In response to Smoliar :

> Lerdahl and Jackendoff have problems

Don't we all. No theory of music or language that I know of is complete.
What is of interest experimentally is to test what they have formalized
at various levels of the theory. One level concerns melodic grouping,
though it is clear, and I agree with Smoliar on this point, other
levels of sectional grouping may be based on textural and figural
properties (see Clarke & Krumhansl in Music Perception, Deliege & El Ahmadi
in Psychology of Music). I think we will find that such things are
based on discontinuities in surface properties and are relatively
universal as segmentation procedures.

> edge detection in vision
This is probably the direct equivalent of durational and qualitative
discontinuity detection in audition. Where a discontinuity occurs, we
establish a boundary, though where that boundary falls exactly may be
ambiguous in melodic grouping as Deliege has shown. The edge of a
texture may also be fuzzy depending on the temporal properties of the
musical texture and on the degree of similarity of two adjoining
textures.
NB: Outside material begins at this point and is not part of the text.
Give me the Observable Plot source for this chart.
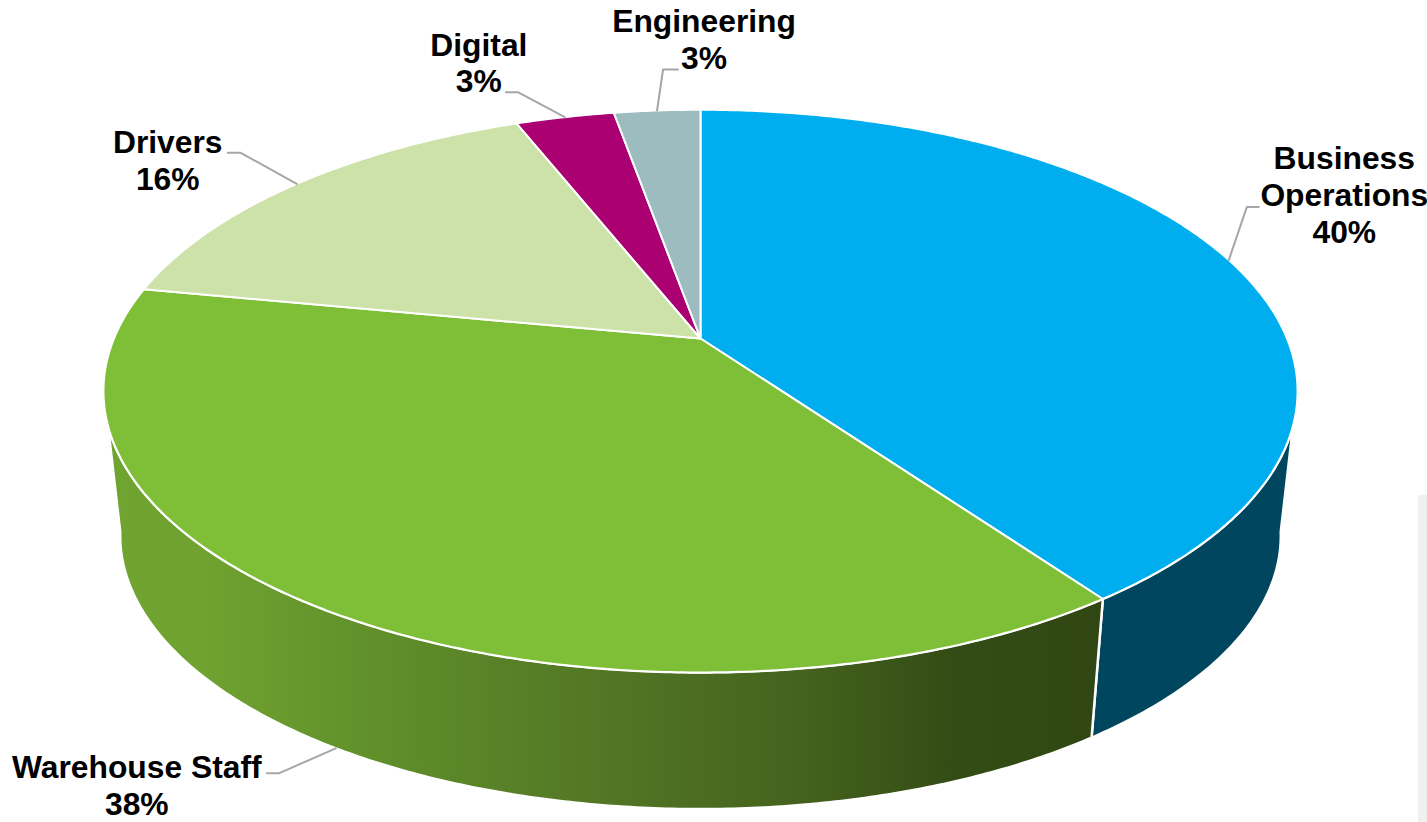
<!DOCTYPE html>
<html>
<head>
<meta charset="utf-8">
<script src="https://cdn.jsdelivr.net/npm/d3@7"></script>
<script src="https://cdn.jsdelivr.net/npm/@observablehq/plot@0.6"></script>
<style>
html,body{margin:0;padding:0;background:#fff;overflow:hidden;width:1427px;height:822px}
#band{position:absolute;left:1418px;top:495px;width:9px;height:327px;background:#f0f0f0}
#chart{position:absolute;left:0;top:0}
#chart svg{display:block;background:transparent}
</style>
</head>
<body>
<div id="band"></div>
<div id="chart"></div>
<script>
// Data
const names = ["Business Operations", "Warehouse Staff", "Drivers", "Digital", "Engineering"];
const shares = [40.12, 37.88, 16, 3.2, 2.8];
const labelLines = ["Business\nOperations", "Warehouse Staff", "Drivers", "Digital", "Engineering"];
const topColors = ["#00aeef", "#7fbf37", "#cce2a9", "#aa0072", "#9cbcbf"];
const sideFills = ["#00465f", "url(#warehouseSide)"];

// Label layout, in pixels relative to the slice's rim point
const elbowDX = [18, -57, -56, -47, 6];
const elbowDY = [-53, 25, -31, -25, -41];
const stubDX = [12, -12, -13, -12, 15];
const textDX = [115.5, -199, -129, -86, 47];
const textDY = [-65.5, 36, -24, -55, -72];

// Perspective of the pie: a unit circle projected on the page
const RX = 586.5, RY = 271.5, K = 0.187;
const DROP = 146, SHRINK = 0.972;
const project = (deg, r = 1, lower = false) => {
  const a = deg * Math.PI / 180;
  const u = r * Math.sin(a), v = -r * Math.cos(a);
  const w = 1 - K * v;
  const X = RX * u / w, Y = RY * v / w;
  return lower ? {x: X * SHRINK, y: Y * SHRINK + DROP} : {x: X, y: Y};
};

const total = d3.sum(shares);
let running = 0;
const slices = names.map((name, i) => {
  const start = running / total * 360;
  running += shares[i];
  const end = running / total * 360;
  return {name, i, start, end, mid: (start + end) / 2};
});
const arc = (a, b, lower = false) => {
  const n = Math.max(2, Math.ceil(Math.abs(b - a) * 2));
  return d3.range(n + 1).map(k => project(a + (b - a) * k / n, 1, lower));
};

// Top faces
const topPoints = slices.flatMap(s => {
  const apex = {x: 0, y: 0};
  return [apex, ...arc(s.start, s.end), apex].map(p => ({...p, name: s.name}));
});

// Side walls: only the two front slices show one, out to the pie's silhouette
const sideRanges = [[100, slices[0].end], [slices[1].start, 260]];
const sidePoints = sideRanges.map(([a, b]) => {
  const pts = [...arc(a, b), ...arc(b, a, true)];
  return [...pts, pts[0]];
});

// Rim anchor of each leader; the warehouse leader leaves from the lower rim
const anchors = slices.map(s => project(s.mid, 1, s.i === 1));
const leaders = slices.flatMap((s, i) => {
  const a = anchors[i];
  const e = {x: a.x + elbowDX[i], y: a.y + elbowDY[i]};
  const t = {x: e.x + stubDX[i], y: e.y};
  return [a, e, t].map(p => ({...p, name: s.name}));
});
const labels = slices.map((s, i) => ({
  text: labelLines[i] + "\n" + Math.round(shares[i]) + "%",
  x: anchors[i].x + textDX[i],
  y: anchors[i].y + textDY[i]
}));

const plot = Plot.plot({
  width: 1427, height: 822,
  margin: 0,
  x: {domain: [-700, 727], range: [0, 1427], axis: null},
  y: {domain: [-338, 484], range: [0, 822], axis: null},
  color: {type: "ordinal", domain: names, range: topColors},
  style: {background: "transparent"},
  marks: [
    () => {
      const ns = "http://www.w3.org/2000/svg";
      const defs = document.createElementNS(ns, "defs");
      const g = document.createElementNS(ns, "linearGradient");
      g.setAttribute("id", "warehouseSide");
      g.setAttribute("x1", "0"); g.setAttribute("x2", "1");
      g.setAttribute("y1", "0"); g.setAttribute("y2", "0");
      [[0, "#70a431"], [0.1, "#6fa230"], [0.25, "#62922b"], [0.5, "#527625"],
       [0.7, "#44621d"], [0.85, "#334c15"], [1, "#304713"]].forEach(([o, c]) => {
        const st = document.createElementNS(ns, "stop");
        st.setAttribute("offset", o); st.setAttribute("stop-color", c);
        g.appendChild(st);
      });
      defs.appendChild(g);
      return defs;
    },
    ...sidePoints.map((pts, i) => Plot.line(pts, {
      x: "x", y: "y", fill: sideFills[i], stroke: "white", strokeWidth: 2.5, curve: "linear"
    })),
    Plot.line(topPoints, {
      x: "x", y: "y", z: "name", fill: "name", stroke: "white", strokeWidth: 2, curve: "linear", strokeLinejoin: "round"
    }),
    Plot.line(leaders, {
      x: "x", y: "y", z: "name", stroke: "#a6a6a6", strokeWidth: 2, curve: "linear"
    }),
    Plot.text(labels, {
      x: "x", y: "y", text: "text", fill: "black",
      fontFamily: "Liberation Sans", fontWeight: "bold", fontSize: 31.8,
      lineHeight: 1.16, lineAnchor: "middle", textAnchor: "middle"
    })
  ]
});
document.getElementById("chart").appendChild(plot);
</script>
</body>
</html>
If I recall correctly, John MacKay did some work on this in
the realm of contemporary music at U.C. San Diego in the early 80s.

> the interesting research question is one of whether or not existing computer
> vision techniques can be adapted to audio signals.
I think we'd better figure out more systematically what features human
listeners are sensitive to before we run off and start modeling the beast.